Wednesday, June 29, 2011

Possession is Nine Tenths of the Law

I am very frustrated with the roadblocks that have been placed in my research into possible candidates for the authorship of Mar Saba 65. I mean, I realize that things don't work in Greece the way they do in the rest of the world. That is part of this country's amazing charm - a living link to antiquity. However, I simply want to investigate all the possibilities with respect to who might have penned this amazing document.

The bottom line for me is that despite all the difficulties that Agamemnon Tselikas has demonstrated exist with this document, the Jerusalem Patriarchate must think that the Voss edition is theirs. After all, they wouldn't let Quinton Quesnell test the book or the manuscript when he had them in his possession in June, 1983. They apparently also won't let us carry out any scientific investigations into what remains of the book today.

Who ever heard of such a thing? This is the most obvious sign that the book does indeed belong to the Patriarchate. If I picked up a woman hitchhiking on the street and she left her purse in my car and the police stopped me a couple of days later and asked if they could examine this as evidence - who in their right mind would claim the purse now belongs to them and refuse to part with it?

It's all so stupid and utterly obvious that the monastery must accept on some level that the Voss edition really belonged to them. It's not like anyone living today ever remembers where most of the books in their libraries ever came from originally. Amazon.com didn't exist back then.

I wonder whether anyone has ever done a check of the catalogues of the other libraries in the Jerusalem Patriarchate to see if the book was ever listed there. All the arguments are utterly worthless in favor of 'proving' anything with respect to a foreign provenance.

For instance, with respect to the question of why someone would write to Theodore into this particular book, it has been said that the Voss book makes no sense given that the text just deals with the writings of Ignatius. Yet the reality is that the Epistle of Barnabas is also included and Barnabas is universally understood to have written from Alexandria. If the book originated in some other library under the control of the Jerusalem Patriarchate (i.e. St. Catherines, Holy Cross etc) where no other edition of Clement of Alexandria's writing was present, it might have been only natural to use this as the place to inscribe the Letter to Theodore.

The point is that we are not omniscient. Life is full of surprises and that what makes being alive so interesting. To delude oneself into thinking that because there are 'a curious set of circumstances' associated with this document, it must be a fake is denying the overarching mysterious and intriguing qualities that make waking up each day in this world so utterly worthwhile and enjoyable.

I don't have all the answers with respect to how the Letter to Theodore ended up being written into the 1646 Voss Ignatius book. There are a number of possible candidates for its authorship - many of which haven't even been determined because scholars remained locked in a meaningless debate with respect to Morton Smith.

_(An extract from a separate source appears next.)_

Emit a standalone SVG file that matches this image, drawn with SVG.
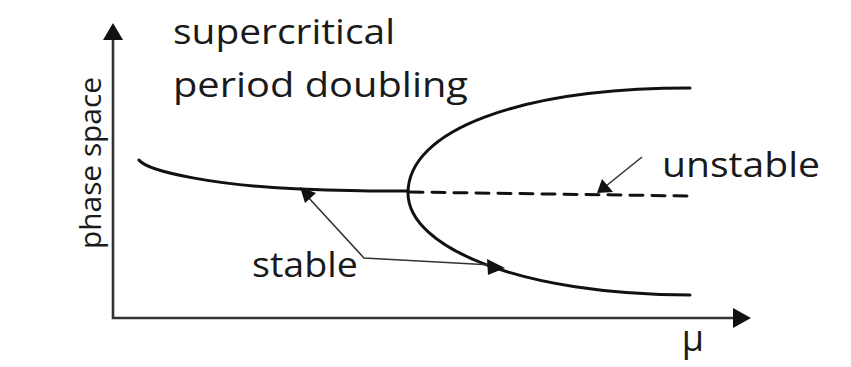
<svg xmlns="http://www.w3.org/2000/svg" width="851" height="367" viewBox="0 0 851 367">
<style>
.t{font-family:"Open Sans","Noto Sans","Liberation Sans",sans-serif;fill:#1a1a1a}
.axis{stroke:#333;stroke-width:2.6;fill:none}
.curve{stroke:#111;stroke-width:3;fill:none;stroke-linecap:round}
.lead{stroke:#333;stroke-width:1.6;fill:none}
.head{fill:#111}
</style>
<rect width="851" height="367" fill="#ffffff"/>
<g id="axes">
<path class="axis" d="M113,38 L113,318 L735,318"/>
<polygon class="head" points="113,23 103,40 123,40"/>
<polygon class="head" points="751,318 733,308 733,328"/>
</g>
<g id="title">
<text class="t" x="173" y="44" font-size="35" textLength="222" lengthAdjust="spacingAndGlyphs">supercritical</text>
<text class="t" x="173" y="97" font-size="35" textLength="295" lengthAdjust="spacingAndGlyphs">period doubling</text>
</g>
<g id="y-label">
<text class="t" transform="translate(101,163) rotate(-90)" text-anchor="middle" font-size="29" textLength="172" lengthAdjust="spacingAndGlyphs">phase space</text>
</g>
<g id="x-label">
<text class="t" x="693" y="351" text-anchor="middle" font-size="36">μ</text>
</g>
<g id="branches">
<path class="curve" d="M139,160 C148,172 220,186 300,189 S380,191 408,191"/>
<path class="curve" d="M690,88 C520,88 408,130 408,193 C408,248 522,295 690,295"/>
<path class="curve" d="M410,192 L690,196" stroke-dasharray="13 9" stroke-linecap="butt"/>
</g>
<g id="connectors">
<path class="lead" d="M307,196 L364,258 L492,265"/>
<polygon class="head" points="300,187 316,193 305,203"/>
<polygon class="head" points="505,268 487,259 488,275"/>
<path class="lead" d="M642,157 L606,186"/>
<polygon class="head" points="597,193 602,179 613,192"/>
</g>
<g id="labels">
<text class="t" x="252" y="277" font-size="35" textLength="106" lengthAdjust="spacingAndGlyphs">stable</text>
<text class="t" x="662" y="177" font-size="35" textLength="158" lengthAdjust="spacingAndGlyphs">unstable</text>
</g>
</svg>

Its been over fifty years since Smith found the text and nothing compelling has been discovered to identify him as the author of the text. The possibility will always be out there as long as we fail to look at other candidates and maybe that's why so many of the people who promote the hoax hypothesis do so very little to carry any serious investigating into other possibilities.

Morton Smith is a convenient scapegoat to avoid the implications of the document.